Nah, sekarang pertanyaannya adalah, kalo kita tahu Allah itu ndak tidur, lalu mau apa? Mo tetep berpangku tangan mengharapkan keadilan Allah, gitu? Lha terus gunanya apa itu para polisi, pamong praja, hakim, hingga para pemimpin bangsa? Duduk2 nunggu gaji?! Ya enggak lah, masak enggak dong? Durian aja dibelah, bukan dibedong… ehuehehhhe: p

Buat gw, polisi, hakim, dan pemimpin yang adil adalah kepanjangan dari “tangan” keadilan Tuhan di muka bumi. Keadilan Tuhan gak turun “mak gedubrak” di hadapan kita, sodara2. Keadilan wajib kita tegakkan dan perjuangkan di dalam setiap gerak-gerik kita. Keadilan wajib kita tuntut dari level individu, Pengadilan Negeri, hingga kasasi di level Mahkamah sang Maha Agung waktu Yaumul Hisab (Hari Pengadilan) nanti. Keadilan adalah sifat Allah yang wajib kita refleksikan setiap hari.

Makanya ganjaran buat pemimpin yang adil juga mulianya gak kira2, eih: surga… eum, surga apa ya namanya? Yahh… gw lupa namanya… pokoknya surga tempatnya para Nabi dan Rasul Allah lah.
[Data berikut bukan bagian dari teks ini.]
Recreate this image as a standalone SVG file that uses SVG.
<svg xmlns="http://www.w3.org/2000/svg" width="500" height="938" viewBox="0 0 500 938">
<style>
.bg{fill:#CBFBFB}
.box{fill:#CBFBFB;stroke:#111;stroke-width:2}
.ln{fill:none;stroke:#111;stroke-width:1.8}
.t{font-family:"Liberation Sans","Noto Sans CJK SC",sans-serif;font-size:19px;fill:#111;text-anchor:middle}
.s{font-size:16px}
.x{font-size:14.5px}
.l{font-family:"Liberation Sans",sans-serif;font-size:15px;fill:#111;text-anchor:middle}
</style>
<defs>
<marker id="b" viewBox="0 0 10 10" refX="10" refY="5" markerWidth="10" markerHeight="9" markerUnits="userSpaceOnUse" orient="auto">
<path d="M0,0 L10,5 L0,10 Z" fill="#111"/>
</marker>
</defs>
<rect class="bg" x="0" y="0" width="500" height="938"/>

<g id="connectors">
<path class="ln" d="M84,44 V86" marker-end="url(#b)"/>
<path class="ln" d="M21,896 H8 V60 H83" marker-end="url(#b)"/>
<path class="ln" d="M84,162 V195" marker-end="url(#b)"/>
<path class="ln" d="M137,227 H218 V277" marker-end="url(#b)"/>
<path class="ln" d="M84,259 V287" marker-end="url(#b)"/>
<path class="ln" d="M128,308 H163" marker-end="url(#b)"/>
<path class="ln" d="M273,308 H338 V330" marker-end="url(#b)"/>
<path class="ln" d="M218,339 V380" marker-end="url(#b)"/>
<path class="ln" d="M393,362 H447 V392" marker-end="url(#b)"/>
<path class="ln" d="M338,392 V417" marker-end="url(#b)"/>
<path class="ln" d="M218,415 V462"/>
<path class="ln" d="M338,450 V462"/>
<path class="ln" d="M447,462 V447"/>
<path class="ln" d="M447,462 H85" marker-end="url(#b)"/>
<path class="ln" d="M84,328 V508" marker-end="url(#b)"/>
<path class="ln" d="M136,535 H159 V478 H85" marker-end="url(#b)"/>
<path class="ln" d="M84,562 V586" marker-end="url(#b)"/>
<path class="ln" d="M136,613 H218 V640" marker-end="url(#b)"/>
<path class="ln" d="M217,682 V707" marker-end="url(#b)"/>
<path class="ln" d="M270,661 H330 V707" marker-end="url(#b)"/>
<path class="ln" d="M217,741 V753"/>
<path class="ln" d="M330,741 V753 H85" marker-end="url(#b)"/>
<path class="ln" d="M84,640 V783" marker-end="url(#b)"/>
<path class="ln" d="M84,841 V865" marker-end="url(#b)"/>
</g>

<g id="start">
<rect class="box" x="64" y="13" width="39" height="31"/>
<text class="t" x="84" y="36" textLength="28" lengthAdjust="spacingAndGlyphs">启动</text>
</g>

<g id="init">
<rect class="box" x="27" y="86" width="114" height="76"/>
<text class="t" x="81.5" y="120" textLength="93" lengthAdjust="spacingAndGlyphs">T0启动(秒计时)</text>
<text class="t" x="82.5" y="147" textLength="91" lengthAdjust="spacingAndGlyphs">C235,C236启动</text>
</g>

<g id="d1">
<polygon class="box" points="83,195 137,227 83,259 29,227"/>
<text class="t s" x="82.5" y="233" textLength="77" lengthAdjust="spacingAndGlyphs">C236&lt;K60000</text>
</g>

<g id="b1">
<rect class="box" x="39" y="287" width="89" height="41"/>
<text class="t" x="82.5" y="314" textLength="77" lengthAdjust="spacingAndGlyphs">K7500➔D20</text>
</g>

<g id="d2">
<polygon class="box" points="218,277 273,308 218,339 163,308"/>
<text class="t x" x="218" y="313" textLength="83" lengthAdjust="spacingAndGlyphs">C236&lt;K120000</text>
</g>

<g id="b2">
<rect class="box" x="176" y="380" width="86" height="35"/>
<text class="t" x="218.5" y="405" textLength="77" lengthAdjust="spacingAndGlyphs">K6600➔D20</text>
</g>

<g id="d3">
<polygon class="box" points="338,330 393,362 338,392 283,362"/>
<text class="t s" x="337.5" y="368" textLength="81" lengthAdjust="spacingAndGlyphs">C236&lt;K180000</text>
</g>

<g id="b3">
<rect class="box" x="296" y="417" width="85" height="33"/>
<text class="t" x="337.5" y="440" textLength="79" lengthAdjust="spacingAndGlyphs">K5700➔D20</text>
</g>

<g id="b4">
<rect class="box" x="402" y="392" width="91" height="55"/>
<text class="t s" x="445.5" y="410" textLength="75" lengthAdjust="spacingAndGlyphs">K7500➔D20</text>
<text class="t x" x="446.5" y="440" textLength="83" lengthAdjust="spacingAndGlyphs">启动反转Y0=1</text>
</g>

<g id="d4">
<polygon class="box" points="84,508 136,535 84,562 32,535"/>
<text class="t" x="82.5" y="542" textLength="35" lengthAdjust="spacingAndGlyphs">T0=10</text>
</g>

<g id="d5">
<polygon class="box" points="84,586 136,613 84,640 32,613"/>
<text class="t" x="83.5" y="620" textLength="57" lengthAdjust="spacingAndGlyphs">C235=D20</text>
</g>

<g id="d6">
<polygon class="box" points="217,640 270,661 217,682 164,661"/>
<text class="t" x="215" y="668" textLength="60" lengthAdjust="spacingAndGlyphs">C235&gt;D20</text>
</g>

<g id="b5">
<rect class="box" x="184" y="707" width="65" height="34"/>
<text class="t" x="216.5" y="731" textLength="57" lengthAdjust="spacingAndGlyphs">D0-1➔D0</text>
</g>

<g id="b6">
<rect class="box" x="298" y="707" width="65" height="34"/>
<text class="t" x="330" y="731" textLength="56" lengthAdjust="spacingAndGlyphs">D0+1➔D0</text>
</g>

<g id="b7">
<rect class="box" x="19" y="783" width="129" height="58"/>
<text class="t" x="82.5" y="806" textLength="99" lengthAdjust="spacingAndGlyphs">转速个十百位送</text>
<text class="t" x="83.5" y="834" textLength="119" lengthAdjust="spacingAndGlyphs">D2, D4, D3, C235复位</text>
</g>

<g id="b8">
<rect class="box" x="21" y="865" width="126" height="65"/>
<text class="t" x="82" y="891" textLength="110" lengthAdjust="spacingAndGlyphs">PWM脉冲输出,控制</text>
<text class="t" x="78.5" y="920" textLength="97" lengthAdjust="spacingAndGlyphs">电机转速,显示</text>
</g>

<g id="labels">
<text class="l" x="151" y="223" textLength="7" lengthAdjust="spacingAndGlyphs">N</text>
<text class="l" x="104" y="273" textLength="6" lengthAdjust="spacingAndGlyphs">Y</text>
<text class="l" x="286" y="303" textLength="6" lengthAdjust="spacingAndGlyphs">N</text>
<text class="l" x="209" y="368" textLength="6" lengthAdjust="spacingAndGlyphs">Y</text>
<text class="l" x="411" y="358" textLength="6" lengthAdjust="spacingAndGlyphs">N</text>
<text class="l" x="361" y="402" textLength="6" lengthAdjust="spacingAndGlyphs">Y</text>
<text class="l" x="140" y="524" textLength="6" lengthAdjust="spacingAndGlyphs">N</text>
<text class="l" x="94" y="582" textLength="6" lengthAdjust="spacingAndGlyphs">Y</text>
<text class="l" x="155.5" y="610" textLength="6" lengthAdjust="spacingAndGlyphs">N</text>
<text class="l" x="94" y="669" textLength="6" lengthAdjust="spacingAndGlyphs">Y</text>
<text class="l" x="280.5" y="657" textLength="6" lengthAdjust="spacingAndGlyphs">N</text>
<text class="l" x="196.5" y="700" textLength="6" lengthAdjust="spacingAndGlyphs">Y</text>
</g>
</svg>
Tuh, mulia banget kan derajat pemimpin yang adil? Udah diganjar surga, ngumpul pulak sama para Rasul… bisa ngopi, diskusi, nge-trup plus capsa sama beliau2 deh… hiakkakakak… dahsyat kan?!

***
Eum, mestinya, interpretasi atas statement Allah mboten sare ini diperluas deh. Bukan sebatas pada makna kalo Allah itu Maha Adil dan akan selalu membela ummat-Nya yang didzalimi/disakiti. Bukan sebatas pada makna dangkal kalo Allah itu serba tahu mana yang benar dan mana yang salah. Bukan pada pemaknaan yang sempit dan berpotensi menyeret kita kepada lembah kepasrahan yang absurd…
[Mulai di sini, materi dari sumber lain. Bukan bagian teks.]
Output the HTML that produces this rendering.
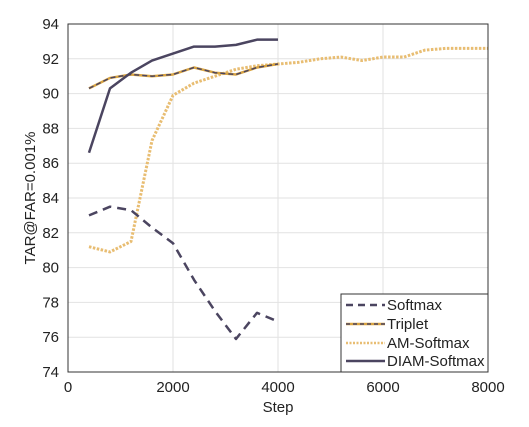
<!DOCTYPE html>
<html><head><meta charset="utf-8"><style>
body{margin:0;background:#fff;}
svg text{font-family:"Liberation Sans",sans-serif;fill:#222;}
</style></head><body>
<svg id="chart" width="529" height="422" xmlns="http://www.w3.org/2000/svg">
<g id="grid"></g>
<g id="series"></g>
<rect x="68" y="24" width="420" height="348" fill="none" stroke="#333" stroke-width="1"/>
<g id="ticks"></g>
<text x="278" y="412" font-size="15" text-anchor="middle">Step</text>
<text transform="translate(35,198) rotate(-90)" font-size="15" text-anchor="middle">TAR@FAR=0.001%</text>
<g>
<rect x="341" y="294" width="147" height="78" fill="#fff" stroke="#333" stroke-width="1"/>
<line x1="346" y1="305" x2="385" y2="305" stroke="#4b4560" stroke-width="2.5" stroke-dasharray="7,5"/>
<text x="387" y="310" font-size="15">Softmax</text>
<line x1="346" y1="324" x2="385" y2="324" stroke="#d9a441" stroke-width="2.5"/>
<line x1="346" y1="324" x2="385" y2="324" stroke="#4b4560" stroke-width="1.5" stroke-dasharray="4,3"/>
<text x="387" y="329" font-size="15">Triplet</text>
<line x1="346" y1="343" x2="385" y2="343" stroke="#e8bd72" stroke-width="2.5" stroke-dasharray="2,1.5"/>
<text x="387" y="348" font-size="15">AM-Softmax</text>
<line x1="346" y1="361" x2="385" y2="361" stroke="#4b4560" stroke-width="2.5"/>
<text x="387" y="366" font-size="15">DIAM-Softmax</text>
</g>
</svg>
<script>
const steps=[400,800,1200,1600,2000,2400,2800,3200,3600,4000];
const softmax=[83.0,83.5,83.3,82.3,81.4,79.3,77.5,75.9,77.4,76.9];
const triplet=[90.3,90.9,91.1,91.0,91.1,91.5,91.2,91.1,91.5,91.7];
const diam=[86.6,90.3,91.2,91.9,92.3,92.7,92.7,92.8,93.1,93.1];
const amSteps=[400,800,1200,1600,2000,2400,2800,3200,3600,4000,4400,4800,5200,5600,6000,6400,6800,7200,7600,8000];
const amSoftmax=[81.2,80.9,81.5,87.3,89.9,90.6,91.0,91.4,91.6,91.7,91.8,92.0,92.1,91.9,92.1,92.1,92.5,92.6,92.6,92.6];
const xTicks=[0,2000,4000,6000,8000];
const yTicks=[74,76,78,80,82,84,86,88,90,92,94];
const X=v=>68+v/8000*420, Y=v=>372-(v-74)/20*348;
const NS="http://www.w3.org/2000/svg";
function mk(t,a,p){const e=document.createElementNS(NS,t);for(const k in a)e.setAttribute(k,a[k]);p.appendChild(e);return e;}
const grid=document.getElementById('grid'),ticks=document.getElementById('ticks'),ser=document.getElementById('series');
xTicks.forEach(v=>{
 const l=mk('line',{x1:X(v),x2:X(v),y1:24,y2:372,stroke:'#e2e2e2'},grid);
 
 
 const t=mk('text',{x:X(v),y:392,'font-size':15,'text-anchor':'middle'},ticks);t.textContent=v;
 
 
});
yTicks.forEach(v=>{
 const l=mk('line',{x1:68,x2:488,y1:Y(v),y2:Y(v),stroke:'#e2e2e2'},grid);
 
 
 const t=mk('text',{x:59,y:Y(v)+5,'font-size':15,'text-anchor':'end'},ticks);t.textContent=v;
 
 
});
function pts(xs,ys){return xs.map((x,i)=>X(x)+','+Y(ys[i])).join(' ');}
function line(xs,ys,st,name){const p=mk('polyline',Object.assign({points:pts(xs,ys),fill:'none','stroke-linejoin':'round'},st),ser);
 
 }
line(amSteps,amSoftmax,{stroke:'#e8bd72','stroke-width':3,'stroke-dasharray':'2.5,1.5'},'am-softmax-line');
line(steps,triplet,{stroke:'#d9a441','stroke-width':2.5},'triplet-line-base');
line(steps,triplet,{stroke:'#4b4560','stroke-width':1.5,'stroke-dasharray':'5,3'},'triplet-line');
line(steps,softmax,{stroke:'#4b4560','stroke-width':2.5,'stroke-dasharray':'9,6'},'softmax-line');
line(steps,diam,{stroke:'#4b4560','stroke-width':2.5},'diam-softmax-line');
</script>
</body></html>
Nah, sekarang gw nawarin solusi pemaknaan baru atas statement Allah mboten sare, Sodara2. Tuhan itu ndak pernah tidur. Dia akan selalu “melihat” sekecil apapun ketidakadilan, kecurangan, kemunafikan, kebohongan, kerusakan, kebodohan, kedzaliman, kemungkaran, kenistaan, dan kejahatan yang kita lakukan. Dia akan selalu “menjenguk” dasar hati kita yang terkelam, “merasuk” ke dalam syaraf otak kita yang terlicik dan tertumpul, dan akan selalu “menampar” relung nurani kita yang paling sarat noda.
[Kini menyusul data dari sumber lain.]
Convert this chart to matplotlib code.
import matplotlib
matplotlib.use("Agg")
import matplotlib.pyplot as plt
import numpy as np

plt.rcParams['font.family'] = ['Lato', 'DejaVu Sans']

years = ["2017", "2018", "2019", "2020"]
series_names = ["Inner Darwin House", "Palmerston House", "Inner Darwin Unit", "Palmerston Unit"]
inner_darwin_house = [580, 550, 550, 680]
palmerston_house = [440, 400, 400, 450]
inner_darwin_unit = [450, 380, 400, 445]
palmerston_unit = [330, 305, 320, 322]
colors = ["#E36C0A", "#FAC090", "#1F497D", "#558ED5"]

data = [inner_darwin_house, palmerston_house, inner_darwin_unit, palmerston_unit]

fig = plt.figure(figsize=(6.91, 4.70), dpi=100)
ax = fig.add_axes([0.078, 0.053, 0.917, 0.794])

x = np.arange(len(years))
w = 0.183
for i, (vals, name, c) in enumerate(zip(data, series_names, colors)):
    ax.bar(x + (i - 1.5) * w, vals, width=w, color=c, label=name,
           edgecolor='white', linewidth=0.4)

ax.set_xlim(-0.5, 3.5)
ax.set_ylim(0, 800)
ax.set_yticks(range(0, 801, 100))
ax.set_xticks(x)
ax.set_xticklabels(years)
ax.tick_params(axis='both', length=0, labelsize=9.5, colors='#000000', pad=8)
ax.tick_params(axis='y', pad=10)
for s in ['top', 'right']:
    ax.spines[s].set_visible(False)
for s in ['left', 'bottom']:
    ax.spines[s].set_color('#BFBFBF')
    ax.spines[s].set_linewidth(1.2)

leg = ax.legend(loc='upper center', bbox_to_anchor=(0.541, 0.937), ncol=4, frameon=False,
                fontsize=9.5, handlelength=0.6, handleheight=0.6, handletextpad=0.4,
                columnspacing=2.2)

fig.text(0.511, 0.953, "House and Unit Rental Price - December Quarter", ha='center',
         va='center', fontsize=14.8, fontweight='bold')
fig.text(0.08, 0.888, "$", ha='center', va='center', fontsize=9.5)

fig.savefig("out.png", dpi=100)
Jadi, ketika elo ngeliat orang baik yang bisa elo manfaatin dan manipulasi, ketahuilah: Allah mboten sare. Ketika seseorang ngajak elo untuk menggelapkan anggaran organisasi/perusahaan/negara, sadarlah: Allah mboten sare. Ketika elo berpidato di depan audiens dengan penuh tipu daya, ketahuilah: Allah mboten sare. Ketika rakyat elo kelaparan sedangkan elo kekenyangan… lihatlah: “mata” Allah sedang “melihat” dan melaknatimu sekaligus.

---------------------
Holy Sam,
Jatimulya, 25 Agustus 2008; 18.31 WIB.